On your first days in Lhasa, we recommend getting more rest, walking slowly, and taking your time going up the stairs. In addition, try to get more sleep, stay hydrated, and avoid exercising. Most people will naturally acclimatize after a couple of days in Lhasa and will be ready to explore high-altitude areas in Tibet.
All foreign visitors traveling to Lhasa need a valid Chinese visa. You can apply for a Chinese visa in the country where you reside. For travelers, who plan to travel to Lhasa from Nepal, the procedure is different and you will need to apply for a Chinese Group Visa in Kathmandu.
Your local Tibetan agency will apply for all necessary permits to travel to Tibet.
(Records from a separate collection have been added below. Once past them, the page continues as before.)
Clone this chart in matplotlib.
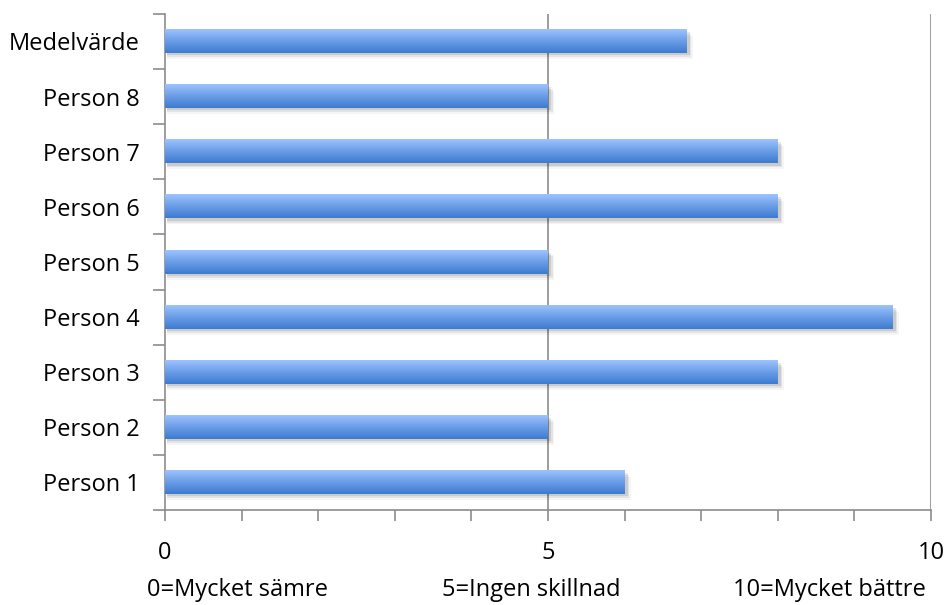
import matplotlib.pyplot as plt
import numpy as np
from matplotlib.colors import LinearSegmentedColormap
from matplotlib.patches import Rectangle

persons = ["Person 1", "Person 2", "Person 3", "Person 4", "Person 5",
           "Person 6", "Person 7", "Person 8"]
scores = [6, 5, 8, 9.5, 5, 8, 8, 5]
labels = persons + ["Medelvärde"]
values = scores + [sum(scores) / len(scores)]

scale_notes = ["0=Mycket sämre", "5=Ingen skillnad", "10=Mycket bättre"]
note_x = [0.94, 4.78, 8.67]

plt.rcParams['font.family'] = ['Open Sans', 'DejaVu Sans']

fig = plt.figure(figsize=(9.49, 6.05), dpi=100)
ax = fig.add_axes([0.1739, 0.157, 0.8071, 0.820])

axis_grey = "#8c8c8c"
bar_h = 0.42
cmap = LinearSegmentedColormap.from_list("barfill", ["#3d7bd0", "#6a9de6", "#9dc3ff"])
grad = np.linspace(0, 1, 64).reshape(-1, 1)

y = np.arange(len(labels))
for yi, v in zip(y, values):
    # soft drop shadow under each bar
    for k, a in enumerate([0.10, 0.07, 0.04]):
        off = 0.04 + 0.035 * k
        ax.add_patch(Rectangle((0.02, yi - bar_h / 2 - off), v + 0.02 + 0.02 * k, bar_h,
                               facecolor="black", alpha=a, lw=0, zorder=2))
    # vertical gradient fill, dark at the bottom
    ax.imshow(grad, cmap=cmap, aspect="auto", origin="lower",
              extent=(0, v, yi - bar_h / 2, yi + bar_h / 2), zorder=3,
              interpolation="bicubic")

ax.set_xlim(0, 10)
ax.set_ylim(-0.5, len(labels) - 0.5)

for gx in [5, 10]:
    ax.axvline(gx, color=axis_grey, lw=1.2, zorder=1)

ax.set_xticks(range(0, 11))
ax.set_xticklabels(["0", "", "", "", "", "5", "", "", "", "", "10"])
ax.set_yticks(np.arange(-0.5, len(labels), 1.0))
ax.set_yticklabels([])
ax.set_yticks(y, minor=True)
ax.set_yticklabels(labels, minor=True)
ax.tick_params(axis="y", which="minor", length=0, pad=18, labelsize=17)
ax.tick_params(axis="y", which="major", length=9, width=1.2, color=axis_grey)
ax.tick_params(axis="x", length=8, width=1.2, color=axis_grey, pad=14, labelsize=17)

for side in ["top", "right"]:
    ax.spines[side].set_visible(False)
for side in ["left", "bottom"]:
    ax.spines[side].set_color(axis_grey)
    ax.spines[side].set_linewidth(1.2)

for xv, note in zip(note_x, scale_notes):
    ax.text(xv, -1.95, note, ha="center", va="center", fontsize=17, clip_on=False)

fig.savefig("out.png", dpi=100, facecolor="white")
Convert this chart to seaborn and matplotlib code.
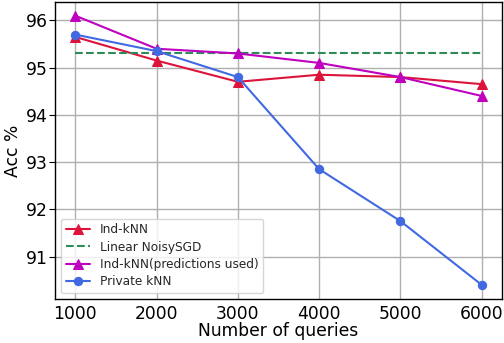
import matplotlib
matplotlib.use("Agg")
import matplotlib.pyplot as plt
import seaborn as sns
import pandas as pd

queries = [1000, 2000, 3000, 4000, 5000, 6000]
ind_knn = [95.65, 95.15, 94.7, 94.85, 94.8, 94.65]
linear_noisysgd = [95.3, 95.3, 95.3, 95.3, 95.3, 95.3]
ind_knn_pred = [96.1, 95.4, 95.3, 95.1, 94.8, 94.4]
private_knn = [95.7, 95.35, 94.8, 92.85, 91.75, 90.4]

sns.set_theme(style="whitegrid")
plt.rcParams['font.family'] = ['DejaVu Sans']

fig = plt.figure(figsize=(5.04, 3.43), dpi=100)
ax = fig.add_axes([55/504, 44/343, 447/504, 297/343])

magenta = (0.75, 0.0, 0.75)
sns.lineplot(x=queries, y=ind_knn, ax=ax, color='crimson', marker='^', markersize=7,
             markeredgecolor='crimson', label='Ind-kNN')
sns.lineplot(x=queries, y=linear_noisysgd, ax=ax, color='seagreen', linestyle='--',
             label='Linear NoisySGD')
sns.lineplot(x=queries, y=ind_knn_pred, ax=ax, color=magenta, marker='^', markersize=7,
             markeredgecolor=magenta, label='Ind-kNN(predictions used)')
sns.lineplot(x=queries, y=private_knn, ax=ax, color='royalblue', marker='o', markersize=6,
             markeredgecolor='royalblue', label='Private kNN')

ax.set_xlim(750, 6250)
ax.set_ylim(90.1, 96.39)
ax.set_xticks(queries)
ax.set_yticks([91, 92, 93, 94, 95, 96])
ax.tick_params(axis='x', labelsize=12.3, colors='black', length=0, pad=4.5)
ax.tick_params(axis='y', labelsize=12.3, colors='black', length=4, pad=1, left=True, width=0.8)
ax.set_xlabel('Number of queries', fontsize=12.3, color='black', labelpad=-1)
ax.set_ylabel('Acc %', fontsize=12.3, color='black', labelpad=3)
for s in ax.spines.values():
    s.set_color('black')
    s.set_linewidth(1.0)
ax.grid(True, color='#b0b0b0', linewidth=1.0)
leg = ax.legend(loc='lower left', fontsize=8.7, frameon=True, labelspacing=0.35,
                borderaxespad=0.5)

fig.savefig('out.png', dpi=100)
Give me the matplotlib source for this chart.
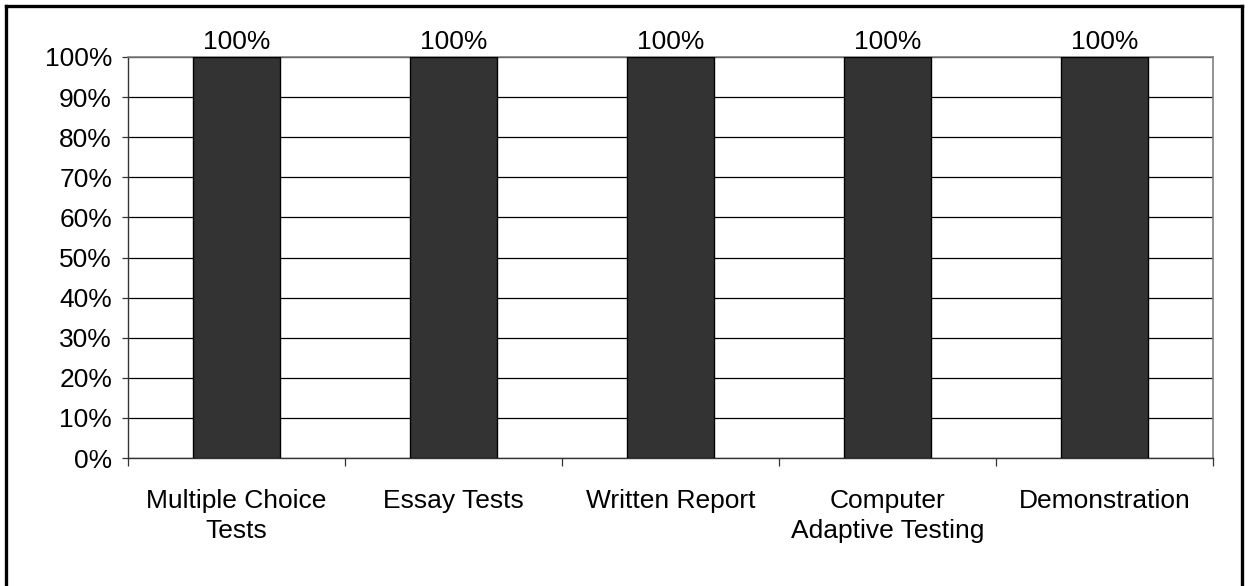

It might take up to 15 business days to receive your permit, you need to arrange your tour in advance. Once the permit is ready, your agency will mail it to you. All foreign travelers need the original permit to travel to Tibet.
HOW TO TRAVEL TO LHASA
You can travel to Lhasa by flight, train, or overland. Because of the long duration of the overland journey and high transportation costs for tourists in Tibet, most travelers prefer to fly or take a train.
Flights are available from all major cities in China, including non-stop flights from Beijing, Xining, Xi’an, Chengdu, Chongqing, Lijiang, Kunming, and Shangri La. In addition, there are 90-minute long flights from Kathmandu in Nepal.
Traveling by train to Lhasa takes time, however, offers a great way to enjoy the scenery along the way. Cities with railroad connections to Lhasa are Beijing, Shanghai, Xi’an, Chengdu, Guangzhou, Xining, and Lanzhou.